**Dataset extract**
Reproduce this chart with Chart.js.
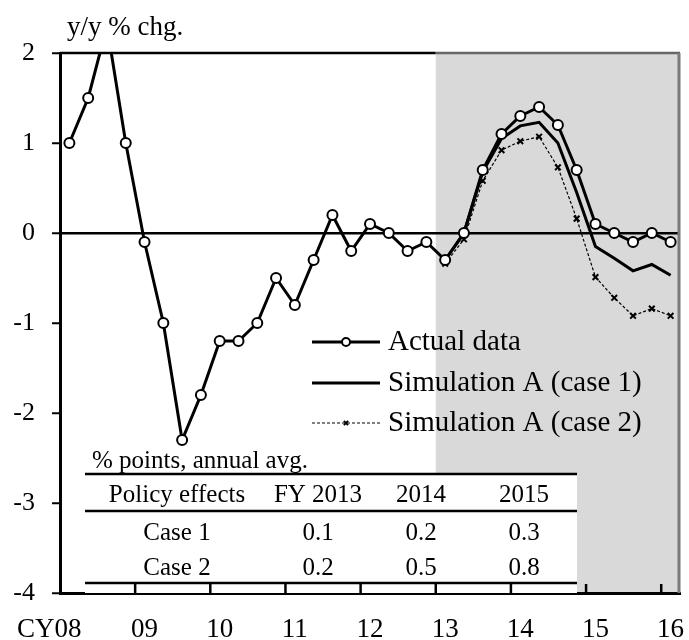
<!DOCTYPE html>
<html>
<head>
<meta charset="utf-8">
<script src="https://cdn.jsdelivr.net/npm/chart.js@4.4.1/dist/chart.umd.min.js"></script>
<style>
  html, body { margin: 0; padding: 0; background: #fff; }
  #wrap { position: relative; width: 689px; height: 640px; }
</style>
</head>
<body>
<div id="wrap"><canvas id="cpiChart" width="689" height="640"></canvas></div>
<script>
// quarterly categories, CY2008 Q1 .. CY2016 Q1
const quarters = [
  '2008Q1', '2008Q2', '2008Q3', '2008Q4', '2009Q1', '2009Q2', '2009Q3', '2009Q4',
  '2010Q1', '2010Q2', '2010Q3', '2010Q4', '2011Q1', '2011Q2', '2011Q3', '2011Q4',
  '2012Q1', '2012Q2', '2012Q3', '2012Q4', '2013Q1', '2013Q2', '2013Q3', '2013Q4',
  '2014Q1', '2014Q2', '2014Q3', '2014Q4', '2015Q1', '2015Q2', '2015Q3', '2015Q4',
  '2016Q1'
];
const yearLabels = ['CY08', '09', '10', '11', '12', '13', '14', '15', '16'];

const actualData = [1.0, 1.5, 2.3, 1.0, -0.1, -1.0, -2.3, -1.8, -1.2, -1.2, -1.0, -0.5, -0.8,
  -0.3, 0.2, -0.2, 0.1, 0.0, -0.2, -0.1, -0.3, 0.0, 0.7, 1.1, 1.3, 1.4, 1.2, 0.7, 0.1, 0.0,
  -0.1, 0.0, -0.1];
const simCase1 = [null, null, null, null, null, null, null, null, null, null, null, null, null,
  null, null, null, null, null, null, null, -0.3, 0.0, 0.68, 1.05, 1.19, 1.23, 1.0, 0.45,
  -0.15, -0.28, -0.42, -0.35, -0.47];
const simCase2 = [null, null, null, null, null, null, null, null, null, null, null, null, null,
  null, null, null, null, null, null, null, -0.34, -0.07, 0.58, 0.92, 1.02, 1.07, 0.73, 0.16,
  -0.49, -0.72, -0.92, -0.84, -0.92];

const shadeFrom = '2013Q1';

// inset table
const tableNote = '% points, annual avg.';
const tableHeader = ['Policy effects', 'FY 2013', '2014', '2015'];
const tableRows = ['Case 1', 'Case 2'];
const case1Effects = [0.1, 0.2, 0.3];
const case2Effects = [0.2, 0.5, 0.8];

const FONT = "'Liberation Serif', 'Times New Roman', serif";

function boundaryPx(xs, idx) {
  return (xs.getPixelForValue(idx - 1) + xs.getPixelForValue(idx)) / 2;
}

const shadePlugin = {
  id: 'shade',
  beforeDraw(chart) {
    const { ctx, chartArea: a, scales: { x } } = chart;
    const left = boundaryPx(x, quarters.indexOf(shadeFrom));
    ctx.save();
    ctx.fillStyle = '#d9d9d9';
    ctx.fillRect(left, a.top, a.right - left, a.bottom - a.top);
    ctx.restore();
  }
};

const overlayPlugin = {
  id: 'overlay',
  afterDraw(chart) {
    const { ctx, chartArea: a, scales: { x } } = chart;
    const shadeLeft = boundaryPx(x, quarters.indexOf(shadeFrom));
    ctx.save();

    // frame: top and right
    ctx.lineWidth = 2.5;
    ctx.strokeStyle = '#000';
    ctx.beginPath(); ctx.moveTo(a.left, a.top); ctx.lineTo(shadeLeft, a.top); ctx.stroke();
    ctx.strokeStyle = '#666';
    ctx.beginPath(); ctx.moveTo(shadeLeft, a.top); ctx.lineTo(a.right, a.top); ctx.stroke();
    ctx.strokeStyle = '#7a7a7a';
    ctx.lineWidth = 3;
    ctx.beginPath(); ctx.moveTo(a.right - 1, a.top); ctx.lineTo(a.right - 1, a.bottom); ctx.stroke();

    // title
    ctx.fillStyle = '#000';
    ctx.font = '27px ' + FONT;
    ctx.textBaseline = 'middle';
    ctx.textAlign = 'left';
    ctx.fillText('y/y % chg.', 67, 28);

    // table
    ctx.fillStyle = '#fff';
    ctx.fillRect(85, 474, 492, a.bottom - 474);
    ctx.fillStyle = '#000';
    ctx.font = '25px ' + FONT;
    ctx.textAlign = 'left';
    ctx.fillText(tableNote, 92, 461);
    ctx.lineWidth = 2.5;
    ctx.strokeStyle = '#000';
    [474, 511, 583].forEach(yy => {
      ctx.beginPath(); ctx.moveTo(85, yy); ctx.lineTo(577, yy); ctx.stroke();
    });
    const colX = [177, 318, 421, 524];
    ctx.textAlign = 'center';
    tableHeader.forEach((t, i) => ctx.fillText(t, colX[i], 495));
    const rowsVals = [case1Effects, case2Effects];
    const rowY = [533, 568];
    tableRows.forEach((r, j) => {
      ctx.fillText(r, colX[0], rowY[j]);
      rowsVals[j].forEach((v, i) => ctx.fillText(v.toFixed(1), colX[i + 1], rowY[j]));
    });

    // inward x ticks at year boundaries
    ctx.lineWidth = 2.5;
    ctx.strokeStyle = '#000';
    for (let i = 4; i < quarters.length; i += 4) {
      const px = boundaryPx(x, i);
      ctx.beginPath(); ctx.moveTo(px, a.bottom); ctx.lineTo(px, a.bottom - 9); ctx.stroke();
    }

    // legend
    const ds = chart.data.datasets;
    const legY = [342, 383, 423];
    ds.forEach((d, i) => {
      ctx.save();
      ctx.strokeStyle = d.borderColor;
      ctx.lineWidth = d.borderWidth;
      ctx.setLineDash(d.borderDash || []);
      ctx.beginPath(); ctx.moveTo(312, legY[i]); ctx.lineTo(380, legY[i]); ctx.stroke();
      ctx.restore();
      if (d.pointRadius > 0) {
        ctx.save();
        ctx.fillStyle = d.pointBackgroundColor || '#000';
        ctx.strokeStyle = d.pointBorderColor;
        ctx.lineWidth = d.pointBorderWidth;
        Chart.helpers.drawPoint(ctx, {
          pointStyle: d.pointStyle, radius: d.pointRadius - 1, borderWidth: d.pointBorderWidth
        }, 346, legY[i]);
        ctx.restore();
      }
      ctx.fillStyle = '#000';
      ctx.font = '29px ' + FONT;
      ctx.textAlign = 'left';
      ctx.textBaseline = 'middle';
      ctx.fillText(d.label, 388, legY[i]);
    });
    ctx.restore();
  }
};

const ctx = document.getElementById('cpiChart').getContext('2d');
new Chart(ctx, {
  type: 'line',
  data: {
    labels: quarters,
    datasets: [
      {
        label: 'Actual data',
        data: actualData,
        borderColor: '#000',
        borderWidth: 3,
        pointStyle: 'circle',
        pointRadius: 5,
        pointBackgroundColor: '#fff',
        pointBorderColor: '#000',
        pointBorderWidth: 2,
        tension: 0
      },
      {
        label: 'Simulation A (case 1)',
        data: simCase1,
        borderColor: '#000',
        borderWidth: 3,
        pointRadius: 0,
        tension: 0
      },
      {
        label: 'Simulation A (case 2)',
        data: simCase2,
        borderColor: '#000',
        borderWidth: 1.2,
        borderDash: [3, 2],
        pointStyle: 'crossRot',
        pointRadius: 4,
        pointBorderWidth: 2,
        pointBorderColor: '#000',
        pointBackgroundColor: '#000',
        tension: 0
      }
    ]
  },
  options: {
    responsive: false,
    animation: false,
    events: [],
    layout: { padding: { top: 53, right: 9, left: 0, bottom: 0 } },
    plugins: { legend: { display: false }, tooltip: { enabled: false } },
    scales: {
      x: {
        offset: true,
        grid: { offset: true, drawOnChartArea: false, drawTicks: false },
        border: { color: '#000', width: 3 },
        ticks: {
          autoSkip: false,
          maxRotation: 0,
          padding: 21,
          color: '#000',
          font: { family: FONT, size: 27 },
          callback: (v, i) => (i % 4 === 0 ? (i === 0 ? yearLabels[0] + '\u00a0\u00a0\u00a0\u00a0\u00a0\u00a0' : yearLabels[i / 4]) : '')
        },
        afterFit: s => { s.height = 47; s.paddingLeft = 0; s.paddingRight = 0; }
      },
      y: {
        min: -4,
        max: 2,
        ticks: { stepSize: 1, padding: 17, color: '#000', font: { family: FONT, size: 26 } },
        grid: {
          color: c => (c.tick && c.tick.value === 0 ? '#000' : 'rgba(0,0,0,0)'),
          lineWidth: 2.5,
          tickColor: '#000',
          tickLength: 8,
          tickWidth: 2
        },
        border: { color: '#000', width: 3 },
        afterFit: s => { s.width = 60; s.paddingTop = 0; s.paddingBottom = 0; }
      }
    }
  },
  plugins: [shadePlugin, overlayPlugin]
});
</script>
</body>
</html>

**Your instructions**
Leave out the pictures and repeat the lines from the start of the material through the line with "const shadeFrom = '2013Q1';", inclusive.

**Exercise response**
Reproduce this chart with Chart.js.
<!DOCTYPE html>
<html>
<head>
<meta charset="utf-8">
<script src="https://cdn.jsdelivr.net/npm/chart.js@4.4.1/dist/chart.umd.min.js"></script>
<style>
  html, body { margin: 0; padding: 0; background: #fff; }
  #wrap { position: relative; width: 689px; height: 640px; }
</style>
</head>
<body>
<div id="wrap"><canvas id="cpiChart" width="689" height="640"></canvas></div>
<script>
// quarterly categories, CY2008 Q1 .. CY2016 Q1
const quarters = [
  '2008Q1', '2008Q2', '2008Q3', '2008Q4', '2009Q1', '2009Q2', '2009Q3', '2009Q4',
  '2010Q1', '2010Q2', '2010Q3', '2010Q4', '2011Q1', '2011Q2', '2011Q3', '2011Q4',
  '2012Q1', '2012Q2', '2012Q3', '2012Q4', '2013Q1', '2013Q2', '2013Q3', '2013Q4',
  '2014Q1', '2014Q2', '2014Q3', '2014Q4', '2015Q1', '2015Q2', '2015Q3', '2015Q4',
  '2016Q1'
];
const yearLabels = ['CY08', '09', '10', '11', '12', '13', '14', '15', '16'];

const actualData = [1.0, 1.5, 2.3, 1.0, -0.1, -1.0, -2.3, -1.8, -1.2, -1.2, -1.0, -0.5, -0.8,
  -0.3, 0.2, -0.2, 0.1, 0.0, -0.2, -0.1, -0.3, 0.0, 0.7, 1.1, 1.3, 1.4, 1.2, 0.7, 0.1, 0.0,
  -0.1, 0.0, -0.1];
const simCase1 = [null, null, null, null, null, null, null, null, null, null, null, null, null,
  null, null, null, null, null, null, null, -0.3, 0.0, 0.68, 1.05, 1.19, 1.23, 1.0, 0.45,
  -0.15, -0.28, -0.42, -0.35, -0.47];
const simCase2 = [null, null, null, null, null, null, null, null, null, null, null, null, null,
  null, null, null, null, null, null, null, -0.34, -0.07, 0.58, 0.92, 1.02, 1.07, 0.73, 0.16,
  -0.49, -0.72, -0.92, -0.84, -0.92];

const shadeFrom = '2013Q1';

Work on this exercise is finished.